Given information.

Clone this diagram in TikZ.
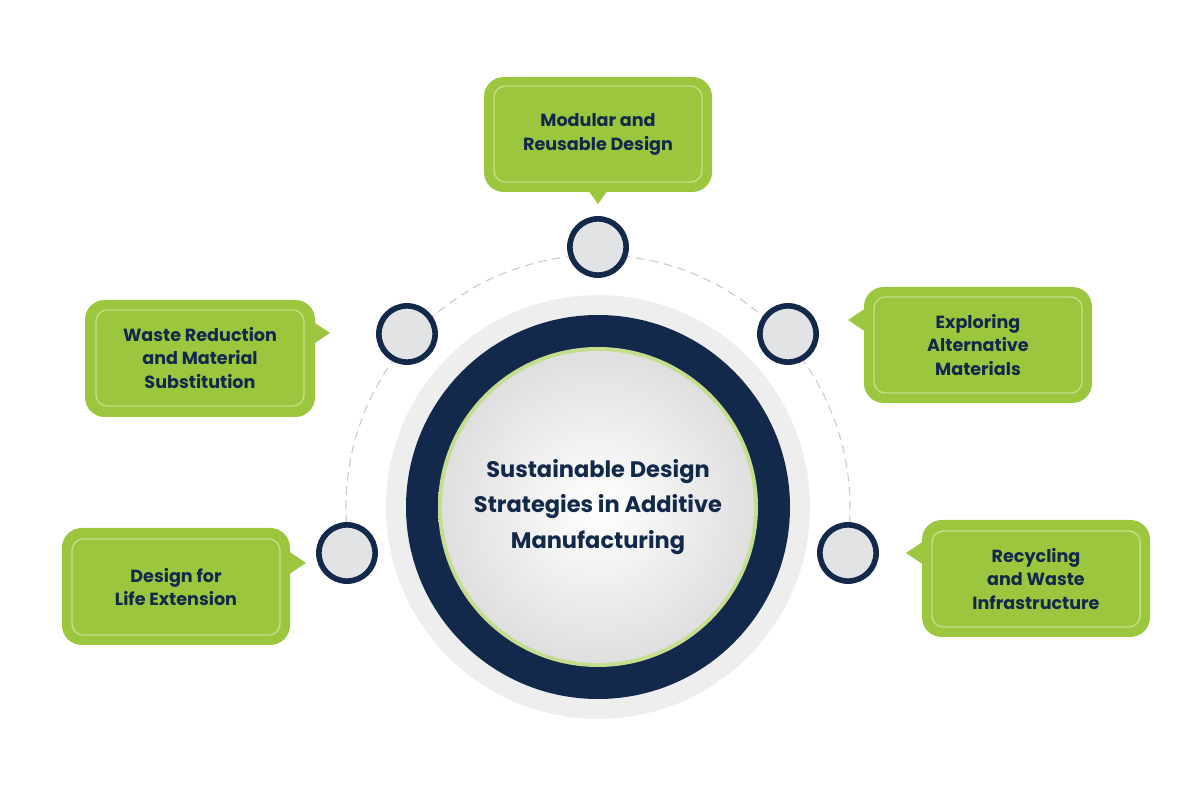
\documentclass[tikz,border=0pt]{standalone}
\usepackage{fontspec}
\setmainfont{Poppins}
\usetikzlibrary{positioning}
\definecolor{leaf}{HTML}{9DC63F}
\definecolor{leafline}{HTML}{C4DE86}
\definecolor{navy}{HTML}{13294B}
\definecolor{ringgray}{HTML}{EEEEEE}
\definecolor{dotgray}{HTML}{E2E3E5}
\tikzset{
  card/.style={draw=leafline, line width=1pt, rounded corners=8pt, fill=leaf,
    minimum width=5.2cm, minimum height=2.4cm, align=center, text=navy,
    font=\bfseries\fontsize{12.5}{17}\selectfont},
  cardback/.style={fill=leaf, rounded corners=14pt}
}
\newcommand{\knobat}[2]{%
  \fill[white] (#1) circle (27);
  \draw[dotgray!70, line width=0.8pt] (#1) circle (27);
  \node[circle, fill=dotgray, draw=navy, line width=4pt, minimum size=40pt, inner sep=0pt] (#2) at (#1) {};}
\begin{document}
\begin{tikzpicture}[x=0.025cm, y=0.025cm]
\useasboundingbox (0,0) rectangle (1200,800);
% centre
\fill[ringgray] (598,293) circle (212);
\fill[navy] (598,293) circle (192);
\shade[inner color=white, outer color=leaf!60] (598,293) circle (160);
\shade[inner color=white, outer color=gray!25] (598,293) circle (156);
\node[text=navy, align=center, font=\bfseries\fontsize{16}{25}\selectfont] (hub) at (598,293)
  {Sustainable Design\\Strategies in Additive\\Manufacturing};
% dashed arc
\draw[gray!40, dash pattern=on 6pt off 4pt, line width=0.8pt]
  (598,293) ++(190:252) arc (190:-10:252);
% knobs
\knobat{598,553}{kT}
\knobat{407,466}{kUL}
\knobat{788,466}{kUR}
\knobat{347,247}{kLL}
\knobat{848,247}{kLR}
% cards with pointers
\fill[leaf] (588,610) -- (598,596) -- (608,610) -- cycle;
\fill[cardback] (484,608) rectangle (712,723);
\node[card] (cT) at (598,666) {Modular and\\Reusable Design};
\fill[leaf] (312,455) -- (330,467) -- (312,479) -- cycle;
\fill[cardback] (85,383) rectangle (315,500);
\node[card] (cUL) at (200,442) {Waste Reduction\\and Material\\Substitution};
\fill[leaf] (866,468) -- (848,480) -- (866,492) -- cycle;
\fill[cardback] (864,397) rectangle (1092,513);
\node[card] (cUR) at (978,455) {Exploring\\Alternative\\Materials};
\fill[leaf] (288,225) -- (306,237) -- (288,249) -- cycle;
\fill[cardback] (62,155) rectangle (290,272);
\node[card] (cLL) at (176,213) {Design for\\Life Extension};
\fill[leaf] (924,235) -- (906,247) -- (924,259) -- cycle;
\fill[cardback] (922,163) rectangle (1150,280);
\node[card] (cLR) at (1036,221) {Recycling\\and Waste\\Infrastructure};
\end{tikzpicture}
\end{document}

Prompt. Reproduce all of the data exactly; the pictures do not belong in the copy.

Answer.
Clone this diagram in TikZ.
\documentclass[tikz,border=0pt]{standalone}
\usepackage{fontspec}
\setmainfont{Poppins}
\usetikzlibrary{positioning}
\definecolor{leaf}{HTML}{9DC63F}
\definecolor{leafline}{HTML}{C4DE86}
\definecolor{navy}{HTML}{13294B}
\definecolor{ringgray}{HTML}{EEEEEE}
\definecolor{dotgray}{HTML}{E2E3E5}
\tikzset{
  card/.style={draw=leafline, line width=1pt, rounded corners=8pt, fill=leaf,
    minimum width=5.2cm, minimum height=2.4cm, align=center, text=navy,
    font=\bfseries\fontsize{12.5}{17}\selectfont},
  cardback/.style={fill=leaf, rounded corners=14pt}
}
\newcommand{\knobat}[2]{%
  \fill[white] (#1) circle (27);
  \draw[dotgray!70, line width=0.8pt] (#1) circle (27);
  \node[circle, fill=dotgray, draw=navy, line width=4pt, minimum size=40pt, inner sep=0pt] (#2) at (#1) {};}
\begin{document}
\begin{tikzpicture}[x=0.025cm, y=0.025cm]
\useasboundingbox (0,0) rectangle (1200,800);
% centre
\fill[ringgray] (598,293) circle (212);
\fill[navy] (598,293) circle (192);
\shade[inner color=white, outer color=leaf!60] (598,293) circle (160);
\shade[inner color=white, outer color=gray!25] (598,293) circle (156);
\node[text=navy, align=center, font=\bfseries\fontsize{16}{25}\selectfont] (hub) at (598,293)
  {Sustainable Design\\Strategies in Additive\\Manufacturing};
% dashed arc
\draw[gray!40, dash pattern=on 6pt off 4pt, line width=0.8pt]
  (598,293) ++(190:252) arc (190:-10:252);
% knobs
\knobat{598,553}{kT}
\knobat{407,466}{kUL}
\knobat{788,466}{kUR}
\knobat{347,247}{kLL}
\knobat{848,247}{kLR}
% cards with pointers
\fill[leaf] (588,610) -- (598,596) -- (608,610) -- cycle;
\fill[cardback] (484,608) rectangle (712,723);
\node[card] (cT) at (598,666) {Modular and\\Reusable Design};
\fill[leaf] (312,455) -- (330,467) -- (312,479) -- cycle;
\fill[cardback] (85,383) rectangle (315,500);
\node[card] (cUL) at (200,442) {Waste Reduction\\and Material\\Substitution};
\fill[leaf] (866,468) -- (848,480) -- (866,492) -- cycle;
\fill[cardback] (864,397) rectangle (1092,513);
\node[card] (cUR) at (978,455) {Exploring\\Alternative\\Materials};
\fill[leaf] (288,225) -- (306,237) -- (288,249) -- cycle;
\fill[cardback] (62,155) rectangle (290,272);
\node[card] (cLL) at (176,213) {Design for\\Life Extension};
\fill[leaf] (924,235) -- (906,247) -- (924,259) -- cycle;
\fill[cardback] (922,163) rectangle (1150,280);
\node[card] (cLR) at (1036,221) {Recycling\\and Waste\\Infrastructure};
\end{tikzpicture}
\end{document}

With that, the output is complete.